The Corner

Gosnell Did What Many Bioethicists Advocate

To say the least, I am very pleased that Kermit Gosnell was found guilty of three first-degree murders (among other crimes) for the slaughter of three babies born alive after botched abortions. But this clear victory for justice should not blind us to the societal context in which these crimes occurred.

Infanticide has been actively promoted as moral and ethical for years among the world’s most famous bioethicists, most notoriously by Princeton’s Peter Singer. Indeed, absent the sanitation issues, fetal body parts in jars, and method of killing, I am not sure exactly how Gosnell’s acts differed in kind from “after-birth abortion,” advocacy for which takes place regularly in the world’s most prominent and influential medical and bioethics journals.

Indeed, the Oxford-based Journal of Medical Ethics just published a special issue dedicated to debating the pros and cons of infanticide. Once an issue is deemed “debatable,” by definition, it has become respectable. Think about it: Would any prominent policy journal ever debate the pros and cons of racism? Not on a bet because defending racism is beyond the pale. That the same disdain isn’t applied in these journals toward infanticide is cause for tremendous concern.

The infanticide of terminally ill and seriously disabled babies occurs regularly in Netherlands as an offshoot of that country’s legalized euthanasia policy.
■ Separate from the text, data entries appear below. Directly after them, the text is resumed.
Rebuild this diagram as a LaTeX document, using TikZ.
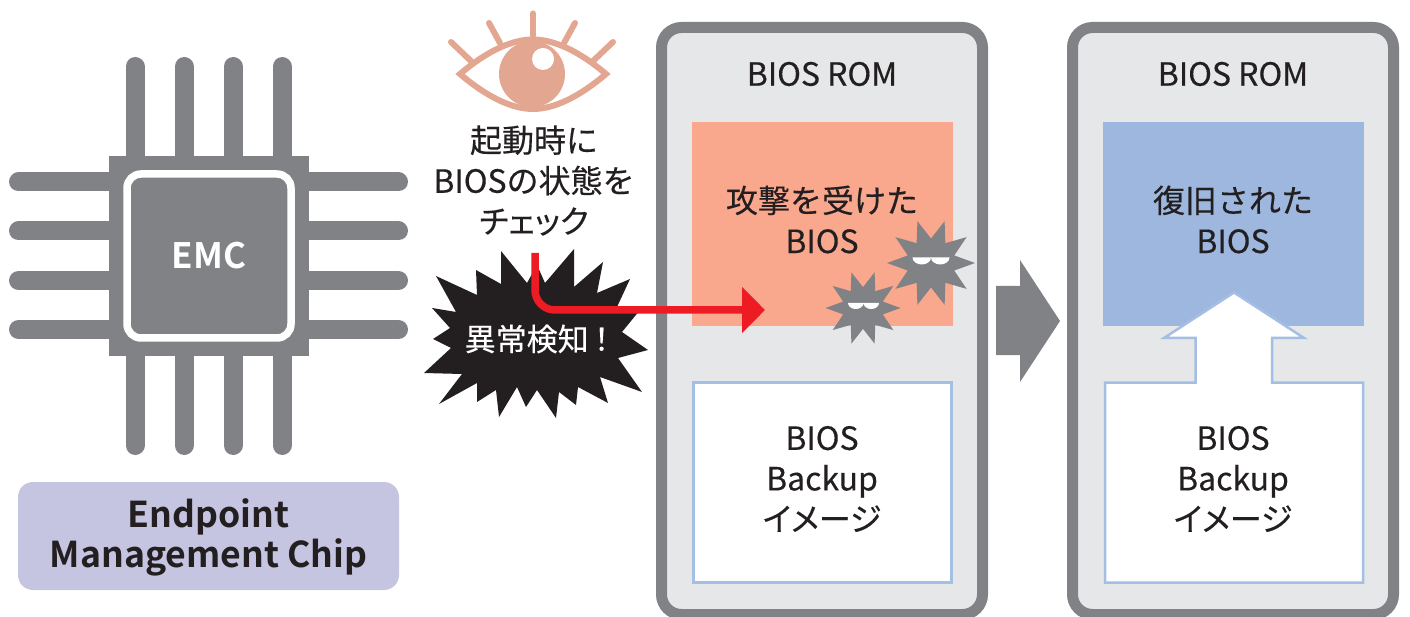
\documentclass[tikz,border=0pt]{standalone}
\usepackage{fontspec}
\setmainfont{Noto Sans CJK JP}[BoldFont={Noto Sans CJK JP Bold}]
\usepackage{tikz}
\usetikzlibrary{arrows.meta,shapes.geometric}
\pgfdeclarelayer{bg}
\pgfsetlayers{bg,main}
\definecolor{chipgray}{HTML}{808285}
\definecolor{panelgray}{HTML}{E6E7E8}
\definecolor{inkblack}{HTML}{231F20}
\definecolor{attackorange}{HTML}{F9A88E}
\definecolor{restoreblue}{HTML}{9DB7DF}
\definecolor{backupline}{HTML}{A5BEE3}
\definecolor{eyepink}{HTML}{E3A690}
\definecolor{chiplilac}{HTML}{C5C4E1}
\definecolor{alertred}{HTML}{ED1C24}
\newcommand{\tight}{\addfontfeature{RawFeature=+palt}}
\tikzset{
  pin/.style={draw=chipgray, line width=19pt, line cap=round},
  lash/.style={draw=eyepink, line width=6pt, line cap=round},
  romframe/.style={draw=chipgray, fill=panelgray, line width=11pt, rounded corners=20pt, inner sep=0pt, minimum width=321pt, minimum height=587pt},
  biosbox/.style={inner sep=0pt, minimum width=261pt, minimum height=204pt},
  backupbox/.style={draw=backupline, fill=white, line width=2.5pt, inner sep=0pt, minimum width=258pt, minimum height=200pt},
  label32/.style={text=inkblack, align=center, inner sep=0pt, font=\fontsize{32}{40.5}\selectfont\addfontfeature{FakeBold=0.3}},
  virus/.style={fill=chipgray, star, star points=10, star point ratio=1.8, shape border rotate=18, inner sep=0pt},
}
\newcommand{\viruseyes}[4]{% x, y, half width, height
  \fill [white] (#1-#3,#2) -- (#1+#3,#2) arc [x radius=#3/2, y radius=#4, start angle=0, end angle=180] arc [x radius=#3/2, y radius=#4, start angle=0, end angle=180] -- cycle;
}
\begin{document}
\begin{tikzpicture}[x=1pt,y=-1pt]
        \useasboundingbox (0,0) rectangle (1410,617);
        \begin{pgfonlayer}{bg}
                \draw [pin] (135,66.5) -- (135,445.5);
                \draw [pin] (184,66.5) -- (184,445.5);
                \draw [pin] (233,66.5) -- (233,445.5);
                \draw [pin] (282,66.5) -- (282,445.5);
                \draw [pin] (18.5,182) -- (398.5,182);
                \draw [pin] (18.5,231) -- (398.5,231);
                \draw [pin] (18.5,280.5) -- (398.5,280.5);
                \draw [pin] (18.5,329.5) -- (398.5,329.5);
        \end{pgfonlayer}
        \node (chip) [fill=chipgray, inner sep=0pt, minimum size=200pt] at (209,256) {};
        \node (core) [draw=white, line width=7.5pt, rounded corners=14pt, inner sep=0pt, minimum size=164pt, text=white, font=\fontsize{35}{35}\selectfont\bfseries] at (209,256) {EMC};
        \node (name) [fill=chiplilac, rounded corners=15pt, inner sep=0pt, minimum width=381pt, minimum height=108pt] at (208.5,536) {};
        \node (nametext) [text=inkblack, align=center, inner sep=0pt, font=\fontsize{35.6}{40}\selectfont\bfseries] at (208.5,537) {Endpoint\\Management Chip};

        % eye
        \draw [lash] (533,13.5) -- (533,36);
        \draw [lash] (489,23) -- (500,43);
        \draw [lash] (575,23) -- (564,43);
        \draw [lash] (451,42) -- (472,62);
        \draw [lash] (613,42) -- (592,62);
        \draw [eyepink, line width=6pt, fill=white] (460,74) .. controls (487,51) and (512,39.5) .. (533,39.5) .. controls (554,39.5) and (579,51) .. (606,74) .. controls (579,97) and (554,109) .. (533,109) .. controls (512,109) and (487,97) .. (460,74) -- cycle;
        \node (iris) [circle, fill=eyepink, inner sep=0pt, minimum size=66pt] at (532,74) {};
        \node (glint) [circle, fill=white, inner sep=0pt, minimum size=22pt] at (543,59) {};
        \node (check) [label32] at (534,180.5) {起動時に\\BIOSの状態を\\{\tight チェック}};

        % burst
        \fill [inkblack] (501,251) -- (527,283) -- (537,265) -- (545,283) -- (574,249) -- (574,287) -- (603,262) -- (597,293) -- (630,279) -- (617,307) -- (640,310) -- (622,332) -- (648,350) -- (618,358) -- (642,392) -- (600,377) -- (608,403) -- (578,387) -- (576,405) -- (559,392) -- (556,418) -- (537,390) -- (526,407) -- (517,387) -- (499,417) -- (496,390) -- (477,402) -- (477,383) -- (439,404) -- (462,374) -- (424,373) -- (451,348) -- (433,339) -- (450,328) -- (432,308) -- (456,312) -- (436,276) -- (477,295) -- (476,270) -- (501,284) -- cycle;
        \node (alert) [text=white, inner sep=0pt, font=\fontsize{31}{31}\selectfont\addfontfeature{FakeBold=0.3}] at (537,339) {異常検知\,{\tight ！}};

        % first rom
        \node (rom1) [romframe] at (822,321) {};
        \node (title1) [label32] at (822,74) {BIOS ROM};
        \node (bios1) [biosbox, fill=attackorange] at (822.5,224) {};
        \node (text1) [label32] at (822,219.5) {攻撃を受けた\\BIOS};
        \node (backup1) [backupbox] at (822.5,482.5) {};
        \node (btext1) [label32] at (822,479) {BIOS\\Backup\\{\tight イメージ}};
        \node (virus1) [virus, minimum size=88pt] at (931,263) {};
        \node (virus2) [virus, minimum size=75pt] at (863,308) {};
        \viruseyes{931}{257.5}{18.5}{7}
        \viruseyes{863.5}{303}{15.5}{6}

        % alert arrow
        \coordinate (c0) at (535,253);
        \coordinate (c1) at (765,310);
        \draw [alertred, line width=7.5pt, rounded corners=20pt, -{Triangle[length=23pt,width=45pt]}] (c0) |- (c1);

        % step arrow
        \fill [chipgray] (996,286) -- (1020,286) -- (1020,260) -- (1060,321) -- (1020,382) -- (1020,355) -- (996,355) -- cycle;

        % second rom
        \node (rom2) [romframe] at (1233,321) {};
        \node (title2) [label32] at (1233,74) {BIOS ROM};
        \node (bios2) [biosbox, fill=restoreblue] at (1233.5,224) {};
        \node (text2) [label32] at (1233,219.5) {復旧された\\BIOS};
        \draw [backupline, line width=2.5pt, fill=white] (1105,382.5) -- (1195.5,382.5) -- (1195.5,338) -- (1164,338) -- (1234,292.5) -- (1304,338) -- (1272,338) -- (1272,382.5) -- (1363,382.5) -- (1363,582.5) -- (1105,582.5) -- cycle;
        \node (btext2) [label32] at (1233,479) {BIOS\\Backup\\{\tight イメージ}};
\end{tikzpicture}
\end{document}
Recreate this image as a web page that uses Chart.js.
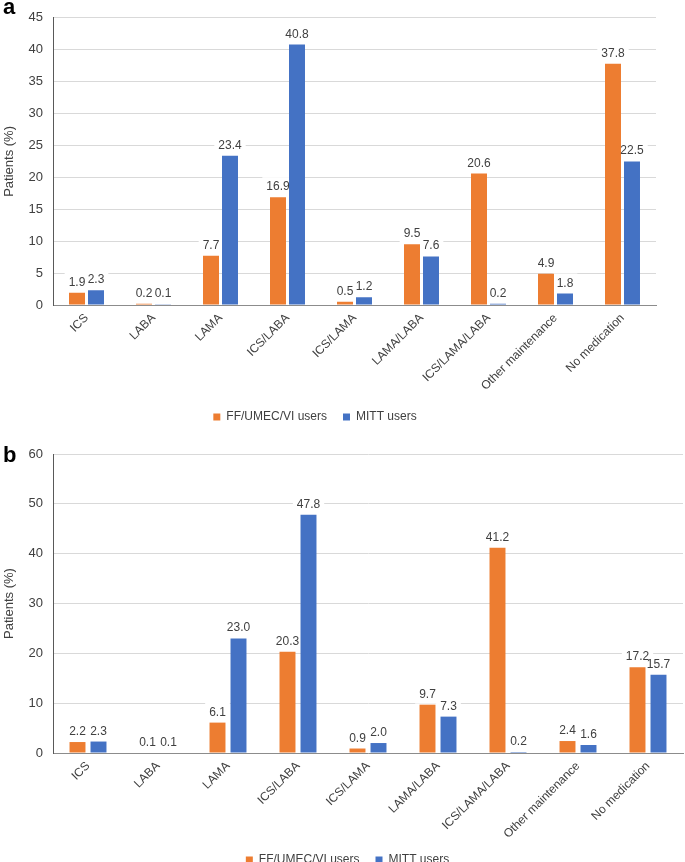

According to two studies published in The Lancet, 8 percent of all babies who die in the Netherlands are euthanized by doctors. And, while infanticide remains technically murder under Dutch law, euthanizing babies has become so societally respectable that a doctor openly published a bureaucratic check list for use by pediatric wards in determining which babies can be killed ethically. Known as the Groningen Protocol, the document was also published with all due respect in the New England Journal of Medicine.

So, justice was done in Philadelphia. The question, however, is whether infanticide will continue to remain beyond the legal pale when it already receives such prominent support among some of society’s most influential public intellectuals.